Da un lato la difficoltà a trovare nuovi spazi e nuove idee nel solco dei formati tradizionali e dall’altro la modificazione dei modelli di consumo, la crescita dei discount e della rete, la necessità di concentrarsi per crescere e competere. C’è stato e c’è, ovviamente, ancora spazio per tante insegne locali e pluriregionali vivaci ma il campo da gioco è cambiato. L’associazionismo di categoria è però rimasto sostanzialmente tale e quale. Ottimo su studi e ricerche, debole sul fronte delle strategie di comparto e di filiera e inesistente sul piano politico e sindacale. È come se la competizione si fosse alimentata solo verso il basso. Spingendo ciascuno a casa propria.
La crisi o il ridimensionamento delle multinazionali francesi, la scomparsa dei “grandi vecchi” e delle loro diatribe personali, il datato mal di pancia nei confronti del mondo cooperativo, il superamento del contrasto politico con la rappresentanze dei piccoli esercenti, l’affermazione dei giganti della rete e dei discount, che operano all’interno dello stesso perimetro, ha rimesso al centro la necessità di ritrovare un percorso associativo inclusivo e propositivo che rilanci il tema del commercio a 360° superando la logica delle dimensioni, dei formati, dei modelli organizzativi e che punti a definire nuove regole comuni e condivise sapendo che le regole andrebbero costruite insieme. Altrimenti le determinano i più forti o chi sta fuori dal perimetro.
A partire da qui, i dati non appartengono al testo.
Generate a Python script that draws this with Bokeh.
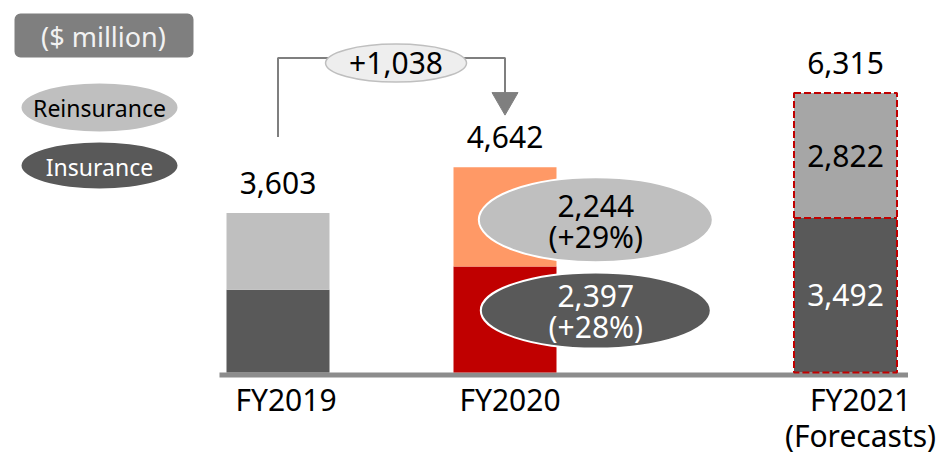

Il contesto geopolitico, la scarsità di risorse economiche da dedicare alla filiera, le ricadute sui consumi e la necessità di governare una situazione economica e sociale complessa hanno aggiunto l’urgenza di cambiare marcia e superare così un modello associativo divisivo tipico della seconda metà del 900. Alla GDO serve unità. Altrimenti è destinata a finire come i piccoli “bottegai” che nel secolo scorso lamentavano l’espansionismo della Grande Distribuzione, raggruppati da Confcommercio più sulle loro paure che non su un progetto credibile di futuro. Abbiamo visto come è finita.
Un associazionismo forte e coeso serve se guida la “testa” delle insegne. Non se si accoda alla “pancia”. Quindi servono persone e idee per guardare lontano. Non per contemplarsi tristemente l’ombelico. In tempi di alta inflazione con i consumatori costretti a scegliere e con i costi in aumento, l’insegna concorrente vive gli stessi problemi e nel rapporto con le istituzioni non esistono spazi vuoti. Altri sono sempre pronti ad occuparli. Rischiare di non avere interlocuzioni politiche forti proprio quando queste sono indispensabili è un limite su cui ciascuna insegna dovrebbe riflettere.
E poi, a mio modesto parere, occorrerebbe partire da quello che già c’è e dove tutti vi si riconoscono come ADM ha dimostrato recentemente a Bologna grazie anche al lavoro di assemblaggio dei dati di The European-Ambrosetti, al contributo che parte dell’associazionismo ha dato indipendentemente dalla dimensione, dal formato dal modello organizzativo e dal contratto nazionale applicato dalle insegne. E ricordando a tutti che la filiera che sta a monte è ben più estesa di chi oggi si propone di rappresentarla. Quindi gli spazi di iniziativa sono enormi.